Richard Termine for The New York Times


Lalla Roukh Marianne Fiset and Emiliano Gonzalez Toro starred in this work presented by Opera Lafayette on Thursday at the Rose Theater.







On Thursday evening Opera Lafayette presented a graceful and witty production of Félicien David’s “Lalla Roukh” at the Rose Theater. This opéra-comique set in Mughal India had fallen into oblivion since its wildly successful premiere in 1862, well ahead of the wave of other French operas like Bizet’s “Pêcheurs de Perles,” Delibes’s “Lakmé” or Meyerbeer’s “Africaine.”




Operas like these, in which the West’s flirtation with distant locales is colored with condescension, can bring on a toothache in the stage director who has to choose between an unreconstructed eye-candy approach or a Splenda version that leaves an aftertaste of postcolonial embarrassment.


Here the director, Bernard Deletré, devised an unusual solution when he brought in an Indian fashion designer, Poonam Bhagat, and the exquisite Kalanidhi dance troupe choreographed by Anuradha Nehru to add vibrant touches of authenticity to the dress and movement of characters who otherwise seem less rooted in South Asia than in commedia dell’arte. The spoken dialogue was edited down to its dramatic essentials and delivered with great clarity by the glowing cast of singers, most of whom were native French speakers. Together with Ryan Brown, who conducted with a fine ear for flow and comic timing, they made a solid case for “Lalla Roukh” as an overlooked gem of more than historical interest.

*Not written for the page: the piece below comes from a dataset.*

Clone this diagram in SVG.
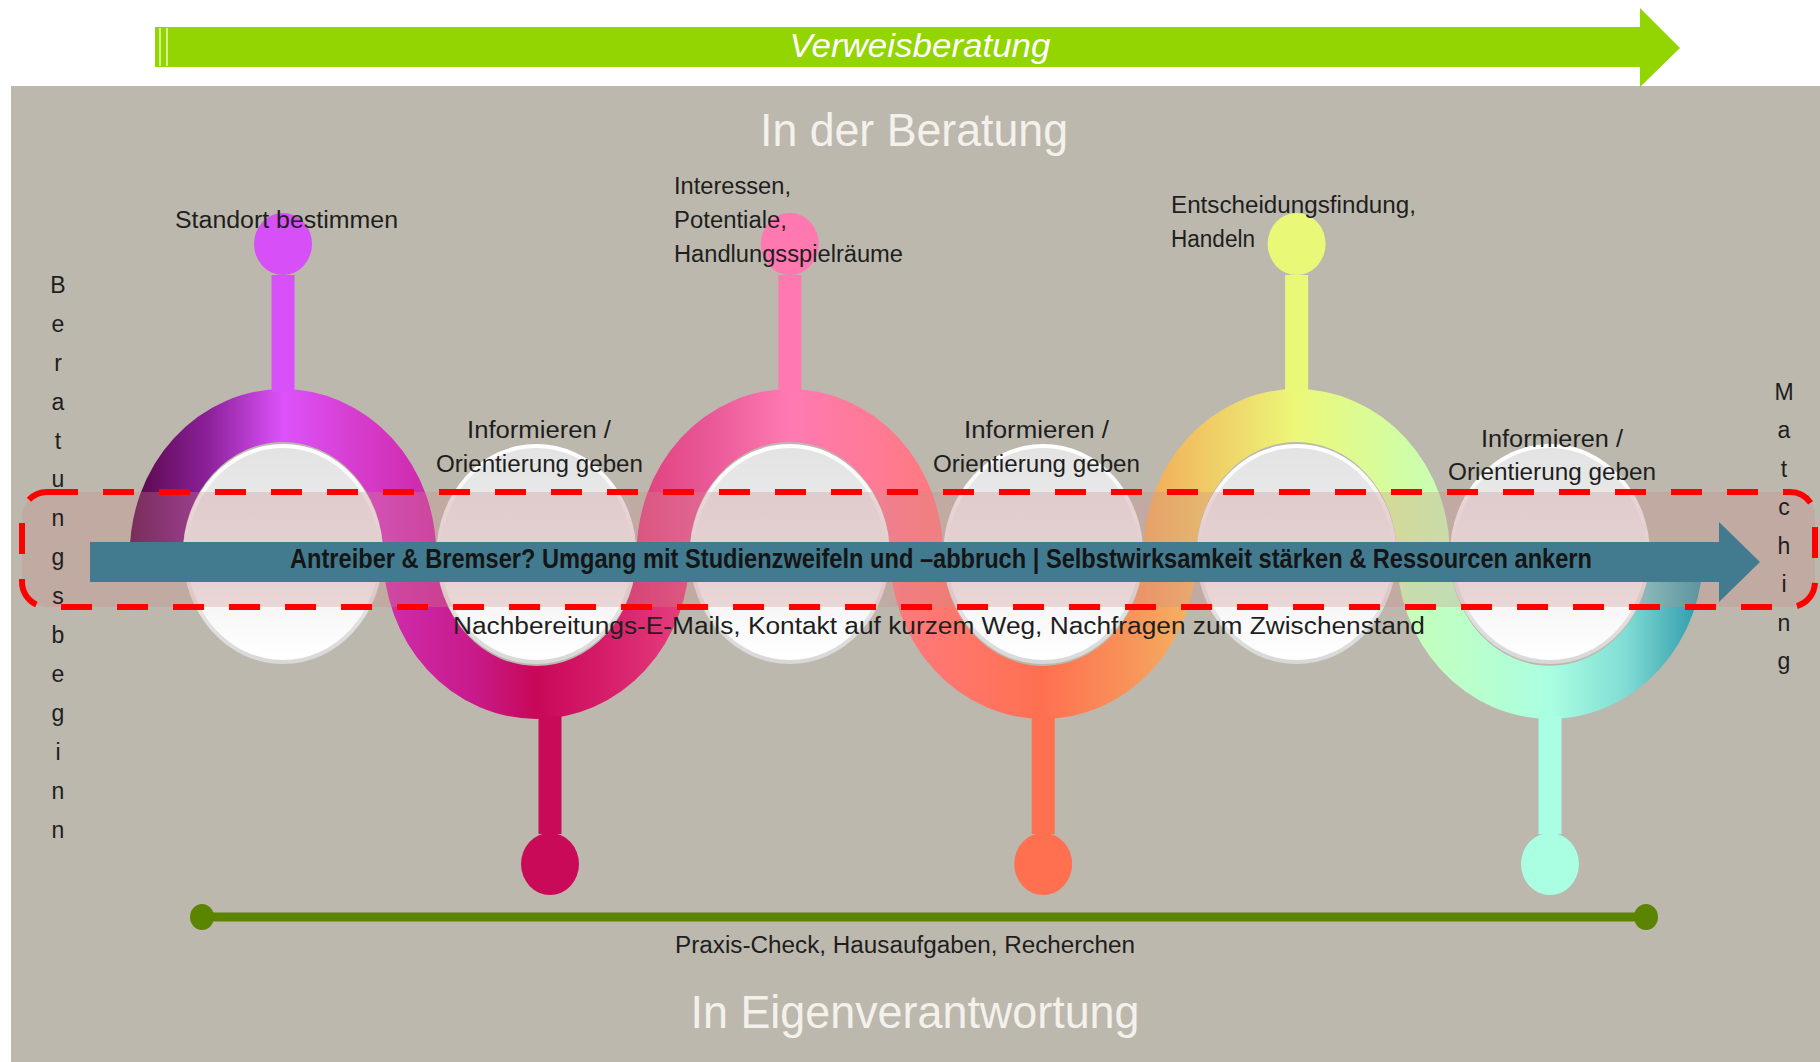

The heroine is a princess from Delhi who travels to Bukhara to marry its king. On a mountain pass in Kashmir she is waylaid by a silver-tongued poet with whom she falls in love. She arrives at the court determined to throw over the royal match in favor of the penniless poet, but it turns out that he was in fact the king disguised to test Lalla Roukh’s heart.


The opera contains exquisite musical moments, like the ballet in Act I in which the chorus evokes the starry sky reflected in a clear mountain lake with filigree woodwind solos against caressing choral lines. The following ballet of bayadères is carried by lively rhythms on an array of exotic percussion instruments, here joined by the ankle bells of the dancers.


Although David’s Orientalism is never authentic, it is still rich in naturalistic touches. As a young man he spent two years in Cairo and his familiarity with non-Western modes comes through in finely wrought oboe solos, alluring chromatic vocal lines and, in one aria, pizzicato passages meant to imitate the sound of a guzla.


Marianne Fiset sang the title role with a glowing, well-supported soprano that brought out the Jane Austen-like independence and likability of her character. The tenor Emiliano Gonzalez Toro was outstanding as the poet-king Noureddin, bringing a scintillating array of nuances to a character who is by turns comic, regal and wistful. The role of Lalla Roukh’s quick-witted maid, Mirza, was sung by Nathalie Paulin with a honeyed soprano. Mr. Deletré, the director, stepped into the buffoonish role of Baskir, the king’s chamberlain, with conviction and comic abandon.